Finding the balance between kids and adults was an issue. On the "Seussical" design, says Kathleen, "they were afraid to let it look like children's theater." The initial result was awkwardly dark. The marketing campaign wasn't sure how to pitch the show. Original lead David Shiner, now replaced by a series of attention-getting guest stars like Rosie O'Donnell and Cathy Rigby, is a great comic mime, but he hadn't spoken onstage or worked with a director or choreographer since college.

Another problem was leadership. They "changed parents," as Kathleen puts it, when original producer Livent went bust in the middle of the workshop. Director Galati never took firm control. Kathleen praises producers Fran and Barry Weissler for financing the expense of redesign, re-rehearsal and the hiring of a play-doctor.

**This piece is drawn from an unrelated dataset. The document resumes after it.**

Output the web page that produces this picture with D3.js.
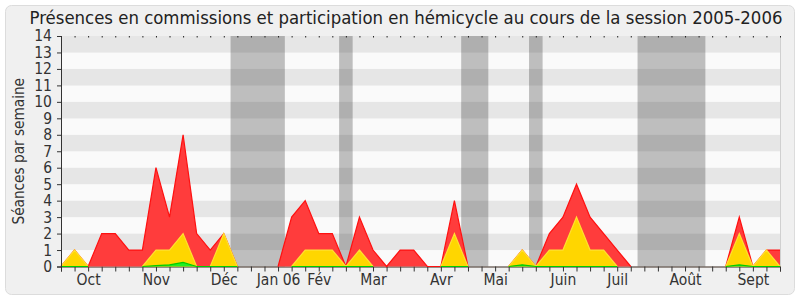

She recalls the night they "took me to dinner and asked how I'd feel if they asked Rob to come take a look!" She was delighted. "Rob helped focus everyone, telling them not to be afraid to be bright and cheery." But there was only so much that could be done in a few weeks. Kathleen knows that, because in 1996 she did a spot of doctoring herself, on "Once Upon a Mattress."

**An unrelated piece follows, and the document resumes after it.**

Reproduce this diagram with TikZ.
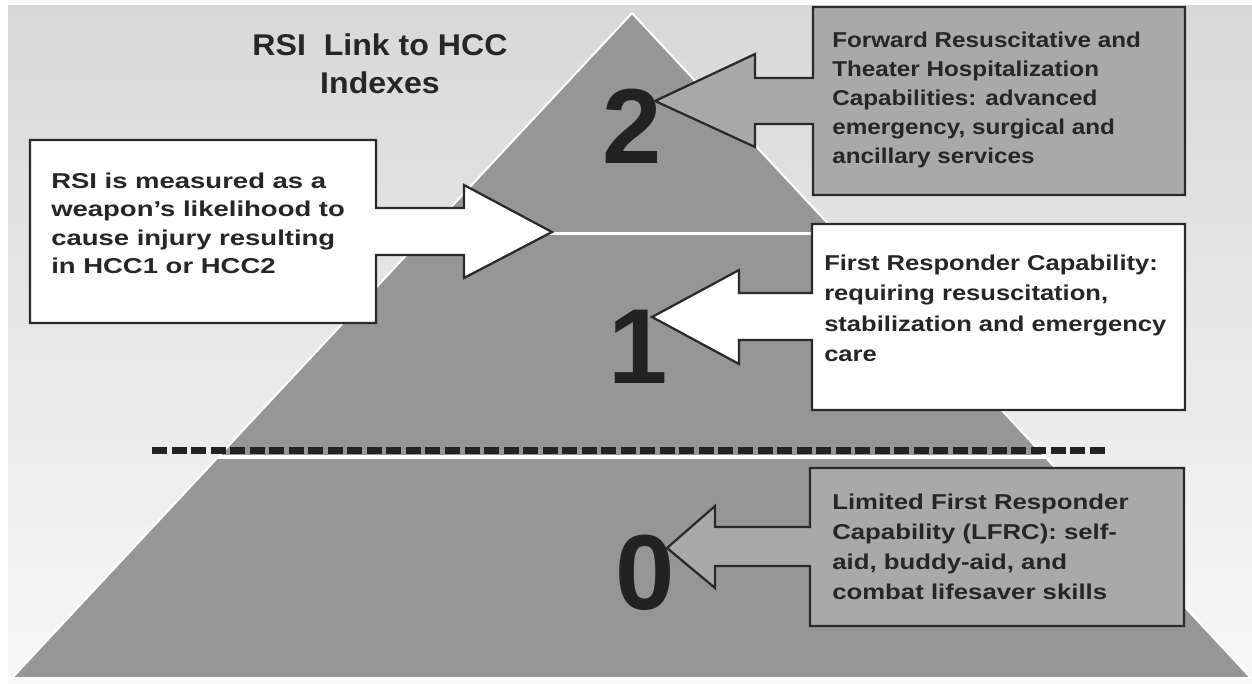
\documentclass[tikz,border=0pt]{standalone}
\usepackage{fontspec}
\setmainfont{Liberation Sans}
\newfontfamily\fA{Liberation Sans}[FakeStretch=1.28]
\newfontfamily\fB{Liberation Sans}[FakeStretch=1.13]
\newfontfamily\fC{Liberation Sans}[FakeStretch=1.19]
\newfontfamily\fD{Liberation Sans}[FakeStretch=1.20]
\newfontfamily\fT{Liberation Sans}[FakeStretch=1.07]
\newfontfamily\fN{Liberation Sans}
\definecolor{pyr}{HTML}{969696}
\definecolor{boxg}{HTML}{A9A9A9}
\definecolor{ink}{HTML}{262626}
\definecolor{edge}{HTML}{2A2A2A}
\definecolor{numc}{HTML}{222222}
\definecolor{bgtop}{HTML}{D8D8D8}
\definecolor{bgbot}{HTML}{F8F8F8}
\tikzset{
  boxshape/.style={line width=1.7pt, draw=edge, line join=miter},
  txt/.style={anchor=base west, inner sep=0pt, text=ink},
  bignum/.style={anchor=base, inner sep=0pt, text=numc, font=\fN\bfseries\fontsize{80}{80}\selectfont},
}
\begin{document}
\begin{tikzpicture}[x=0.75pt,y=-0.75pt]
\useasboundingbox (0,0) rectangle (1252,683);
\shade[top color=bgtop, bottom color=bgbot] (8,5) rectangle (1252,683);

% pyramid
\coordinate (apex) at (632,13);
\coordinate (bl) at (12,678);
\coordinate (br) at (1251,678);
\fill[pyr] (apex) -- (br) -- (bl) -- cycle;
\begin{scope}
  \clip (apex) -- (br) -- (bl) -- cycle;
  \draw[white, line width=2.25pt] (0,233) -- (1252,233);
  \draw[white, line width=3pt] (0,457) -- (1252,457);
\end{scope}
\draw[white, line width=1.5pt, line join=round] (apex) -- (br) -- (bl) -- cycle;

% dashed separator
\coordinate (dA) at (152,450.5);
\coordinate (dB) at (1106,450.5);
\draw[numc, line width=5.25pt, dash pattern=on 11.25pt off 3.4pt] (dA) -- (dB);

% numbers
\node[bignum] (n2) at (632,163) {2};
\node[bignum] (n1) at (638,383) {1};
\node[bignum] (n0) at (645,609) {0};

% top-right box with arrow
\filldraw[boxshape, fill=boxg] (1185,7) -- (813,7) -- (813,78) -- (755,78) -- (755,54) -- (655,101)
  -- (755,147) -- (755,124) -- (813,124) -- (813,195) -- (1185,195) -- cycle;
% left box with arrow
\filldraw[boxshape, fill=white] (30,140) -- (376,140) -- (376,208) -- (464,208) -- (464,185) -- (552,232)
  -- (464,278) -- (464,255) -- (376,255) -- (376,323) -- (30,323) -- cycle;
% middle box with arrow
\filldraw[boxshape, fill=white] (812,224) -- (1185,224) -- (1185,410) -- (812,410) -- (812,340) -- (739,340)
  -- (739,364) -- (652,317) -- (739,270) -- (739,293) -- (812,293) -- cycle;
% bottom box with arrow
\filldraw[boxshape, fill=boxg] (810,468) -- (1184,468) -- (1184,626) -- (810,626) -- (810,566) -- (715,566)
  -- (715,588) -- (667,548) -- (715,506) -- (715,527) -- (810,527) -- cycle;

% title
\node[anchor=base, inner sep=0pt, text=ink] (title) at (380,55)
  {\parbox[t]{300pt}{\centering\fT\bfseries\fontsize{22.5}{28.5}\selectfont RSI\ \ Link to HCC\\Indexes}};

% texts
\node[txt] (tL) at (51,188)
  {\parbox[t]{300pt}{\raggedright\fA\bfseries\fontsize{16.1}{21.4}\selectfont
   RSI is measured as a\\weapon’s likelihood to\\cause injury resulting\\in HCC1 or HCC2}};
\node[txt] (tR2) at (832,47)
  {\parbox[t]{300pt}{\raggedright\fB\bfseries\fontsize{16.1}{21.75}\selectfont
   Forward Resuscitative and\\Theater Hospitalization\\Capabilities: advanced\\emergency, surgical and\\ancillary services}};
\node[txt] (tR1) at (824,270)
  {\parbox[t]{300pt}{\raggedright\fC\bfseries\fontsize{16.1}{22.9}\selectfont
   First Responder Capability:\\requiring resuscitation,\\stabilization and emergency\\care}};
\node[txt] (tR0) at (832,509)
  {\parbox[t]{300pt}{\raggedright\fD\bfseries\fontsize{16.1}{22.7}\selectfont
   Limited First Responder\\Capability (LFRC): self-\\aid, buddy-aid, and\\combat lifesaver skills}};
\end{tikzpicture}
\end{document}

At a "Seussical" preview 10 days before its opening, Kathleen said, "I feel I've been in Biosphere 2 for five months. It's been like 'Groundhog Day,' living the same day over and over." Usually, she said, you're done two weeks earlier, with time "to turn cheerleader, clean your apartment before your parents arrive and plan what to wear to the opening."

You can see why choreographers want to direct. Since "Seussical" is basically sung-through, the choreographer is involved in nearly every moment. "It's hard to have the responsibility without the authority," Kathleen sums up. But she loved working with Flaherty, a fellow Pittsburgher her brother's age. "Stephen's like the Energizer Bunny."

Moving on

After "Follies" opens, Kathleen has "Hair" to direct for Encores! "I want to get a young cast, concentrate on the music and the relationships, and there won't be a love bead or Nehru jacket in sight." Then she has two companies of "Kate" to rehearse -- a national tour and a London company.

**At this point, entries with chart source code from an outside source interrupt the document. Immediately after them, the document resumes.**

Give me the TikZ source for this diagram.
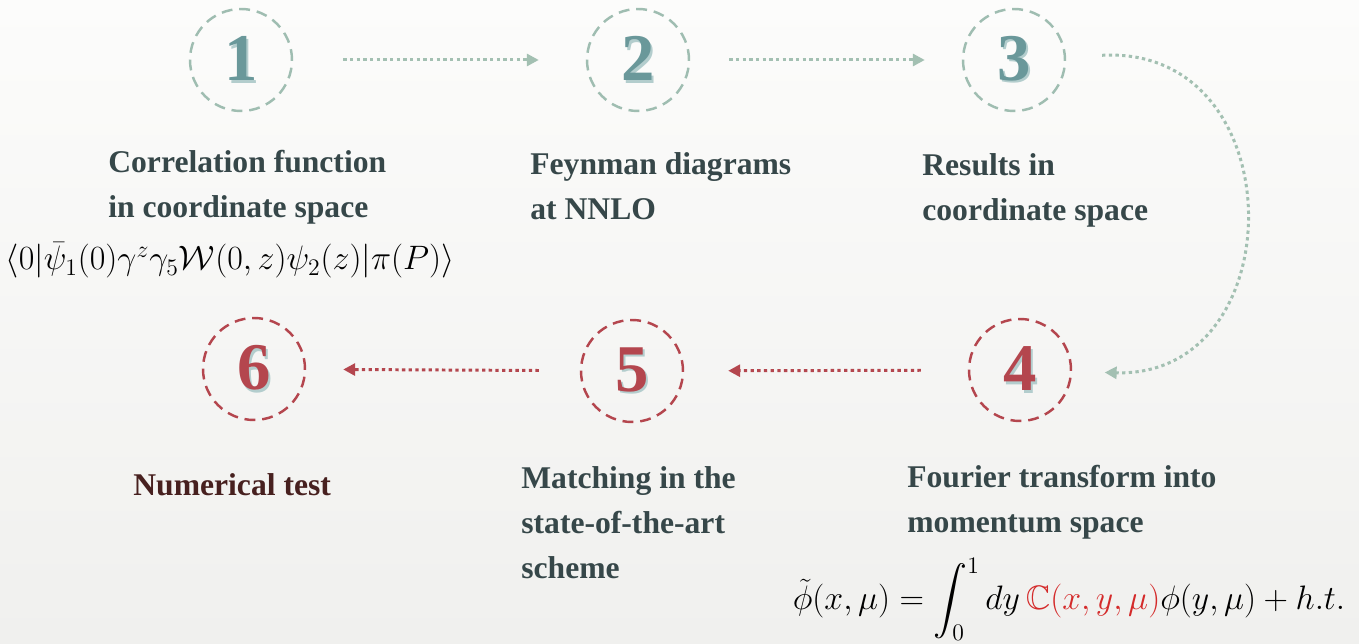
\documentclass[tikz,border=0pt]{standalone}
\usepackage{fix-cm}
\usepackage{amsmath,amssymb}
\usepackage{fontspec}
\setmainfont{Liberation Serif}
\usetikzlibrary{arrows.meta}

\definecolor{sage}{HTML}{9FBDB1}
\definecolor{sagearrow}{HTML}{A3C0B2}
\definecolor{brick}{HTML}{B4464E}
\definecolor{tealdigit}{HTML}{6A989A}
\definecolor{tealshade}{HTML}{B3CDCD}
\definecolor{inktext}{HTML}{364749}
\definecolor{inkred}{HTML}{47201F}
\definecolor{kernelred}{HTML}{D42A2A}
\definecolor{bgtop}{HTML}{FCFCFB}
\definecolor{bgbot}{HTML}{F0F0EE}

% digit with a small offset shadow
\newcommand{\stepdigit}[1]{\rlap{\hspace{1.4pt}\raisebox{-1.4pt}{\color{tealshade}#1}}#1}

\begin{document}
\begin{tikzpicture}[x=0.02cm, y=-0.02cm,
  stage/.style={circle, inner sep=0pt, minimum size=2.04cm, line width=1.4pt,
    dash pattern=on 6.2pt off 3.9pt, font=\fontsize{38}{38}\selectfont\bfseries},
  greenstage/.style={stage, draw=sage, text=tealdigit},
  redstage/.style={stage, draw=brick, text=brick},
  flow/.style={line width=1.7pt, dash pattern=on 1.9pt off 1.9pt,
    -{Triangle[length=6.8pt,width=6.8pt]}},
  stagetext/.style={anchor=north west, align=left, inner sep=0pt, text=inktext,
    font=\fontsize{18}{25.6}\selectfont\bfseries, execute at begin node={\rule{0pt}{18pt}}},
  formula/.style={anchor=base, inner sep=0pt, font=\fontsize{19.3}{22}\selectfont}]
  % background
  \fill[top color=bgtop, bottom color=bgbot] (0,0) rectangle (1359,644);
  \useasboundingbox (0,0) rectangle (1359,644);
  % stages, top row
  \node[greenstage] (c1) at (241,60) {\stepdigit{1}};
  \node[greenstage] (c2) at (638,60) {\stepdigit{2}};
  \node[greenstage] (c3) at (1014,60) {\stepdigit{3}};
  % stages, bottom row
  \node[redstage] (c4) at (1020,370) {\stepdigit{4}};
  \node[redstage] (c5) at (632,371) {\stepdigit{5}};
  \node[redstage] (c6) at (254,369) {\stepdigit{6}};
  % arrows
  \draw[flow, sagearrow, shorten <=1cm, shorten >=0.94cm] (c1) -- (c2);
  \draw[flow, sagearrow, shorten <=0.78cm, shorten >=0.74cm] (c2) -- (c3);
  \draw[flow, sagearrow, shorten <=0.72cm, shorten >=0.65cm]
    (c3) .. controls (1295,45) and (1295,378) .. (c4);
  \draw[flow, brick, shorten <=0.94cm, shorten >=0.88cm] (c4) -- (c5);
  \draw[flow, brick, shorten <=0.82cm, shorten >=0.74cm] (c5) -- (c6);
  % descriptions
  \node[stagetext] (t1) at (108,150) {Correlation function\\in coordinate space};
  \node[stagetext] (t2) at (530,152) {Feynman diagrams\\at NNLO};
  \node[stagetext] (t3) at (922,153) {Results in\\coordinate space};
  \node[stagetext] (t4) at (907,465) {Fourier transform into\\momentum space};
  \node[stagetext] (t5) at (521,466) {Matching in the\\state-of-the-art\\scheme};
  \node[stagetext, text=inkred] (t6) at (133,464) {Numerical test};
  % formulas
  \node[formula] (f1) at (230,270)
    {$\langle 0|\bar{\psi}_1(0)\gamma^z\gamma_5\mathcal{W}(0,z)\psi_2(z)|\pi(P)\rangle$};
  \node[formula] (f2) at (1069,610)
    {$\tilde{\phi}(x,\mu)=\displaystyle\int_0^1 dy\,\textcolor{kernelred}{\mathbb{C}(x,y,\mu)}\phi(y,\mu)+h.t.$};
\end{tikzpicture}
\end{document}
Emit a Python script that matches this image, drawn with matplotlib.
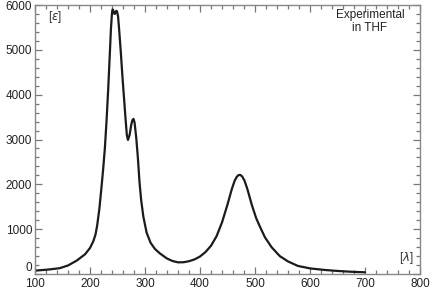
import matplotlib
matplotlib.use("Agg")
import matplotlib.pyplot as plt
from matplotlib.ticker import MultipleLocator

wavelength = [100, 125, 145, 160, 176, 191, 200, 206, 210, 213, 217, 221, 224, 227,
              230, 233, 236, 238, 240, 241, 242, 244, 245, 246, 248, 249, 251, 253,
              256, 259, 262, 265, 267, 269, 272, 275, 277, 279, 281, 284, 287, 290, 293,
              297, 303, 310, 318, 327, 340, 350, 360, 370, 380, 390, 400, 410, 420,
              430, 440, 450, 458, 463, 467, 470, 472, 474, 477, 481, 486, 494, 502,
              509, 518, 530, 545, 560, 578, 600, 625, 650, 675, 700]
epsilon = [75, 100, 130, 190, 300, 440, 580, 730, 880, 1080, 1450, 1950, 2350, 2800,
           3400, 4100, 4900, 5450, 5830, 5900, 5890, 5810, 5800, 5830, 5870, 5860, 5750, 5450,
           4950, 4400, 3900, 3400, 3100, 2990, 3100, 3330, 3430, 3460, 3380, 3050, 2600, 2050, 1650,
           1280, 920, 700, 560, 460, 345, 290, 260, 262, 285, 325, 390, 490, 630,
           840, 1150, 1550, 1900, 2080, 2170, 2205, 2210, 2205, 2170, 2080, 1900, 1550, 1250,
           1055, 820, 600, 400, 280, 180, 125, 92, 68, 50, 38]

x_ticks = [100, 200, 300, 400, 500, 600, 700, 800]
y_ticks = [0, 1000, 2000, 3000, 4000, 5000, 6000]

plt.rcParams['font.family'] = ['Liberation Sans', 'DejaVu Sans']

fig = plt.figure(figsize=(4.32, 2.90), dpi=100)
ax = fig.add_axes([35/432, 16/290, 385/432, 269/290])
ax.plot(wavelength, epsilon, color='#1e1a1a', lw=1.6, solid_capstyle='round', solid_joinstyle='round')
ax.set_xlim(100, 800)
ax.set_ylim(0, 6000)
ax.set_xticks(x_ticks)
ax.set_yticks(y_ticks)
ax.xaxis.set_minor_locator(MultipleLocator(20))
ax.yaxis.set_minor_locator(MultipleLocator(200))
ax.tick_params(which='both', direction='in', top=True, right=True, color='#777777',
               labelsize=8.5, labelcolor='#222222', width=0.9)
ax.tick_params(which='major', length=5)
ax.tick_params(axis='x', which='major', pad=3)
ax.tick_params(axis='y', which='major', pad=2)
ax.tick_params(which='minor', length=2.8)
for s in ax.spines.values():
    s.set_color('#888888')
    s.set_linewidth(1.0)

fig.canvas.draw()
ax.get_yticklabels()[0].set_va('bottom')

ax.text(13/385, 1 - 12/269, '[$\\varepsilon$]', transform=ax.transAxes, fontsize=8.5,
        color='#333333', ha='left', va='center')
ax.text(1 - 14/385, 16/269, '[$\\lambda$]', transform=ax.transAxes, fontsize=8.5,
        color='#333333', ha='center', va='center')
ax.text(1 - 50/385, 1 - 4/269, 'Experimental\nin THF', transform=ax.transAxes,
        fontsize=8.5, color='#222222', ha='center', va='top', linespacing=1.15)

fig.savefig('out.png', dpi=100)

Along with serving on the board of the union for directors and choreographers, Kathleen is often asked to speak to theater groups. At a recent critics' meeting, she talked about choreography, quoting Robert Frost's statement that "writing a poem without rhyme is like playing tennis without a net."

"I like a net," she said. "Story-telling is different from an all-dance program. My nightmare would be to choreograph the opening number of an awards show: Who are they?"

Asked about her specialty, she says, "I think my taste is really eclectic." Doing Encores!, she found she loves the classy past-masters like Rodgers and Hart but also the modern sophistication of Sondheim and the brassy blare of Jule Styne.

As to working with a director, "It's sort of an arranged marriage. You have to do this very delicate negotiation." With Rob, she had the ideal working relationship. "He always allowed me the freedom to say anything. His way of working has become my way of working: Sit down and conceptualize a number, then story-board it, then get it on its feet."

In an essay last May, assessing the revival of dance on Broadway, New Yorker dance critic Joan Acocella gave a nod to Rob as part of the choreographic establishment, then picked Kathleen and Susan Stroman as the best of the new crop. Although Stroman's all-dance "Contact" later beat Kathleen's "Kate" for the choreography Tony, Acocella praised Kathleen's subtlety: "She is true to her gifts -- wit, nuance, class." She suggested both women "were put on Earth precisely to reveal the glories of Broadway's past," and she ended with a quote from Kathleen: "These are our 20th-century classics."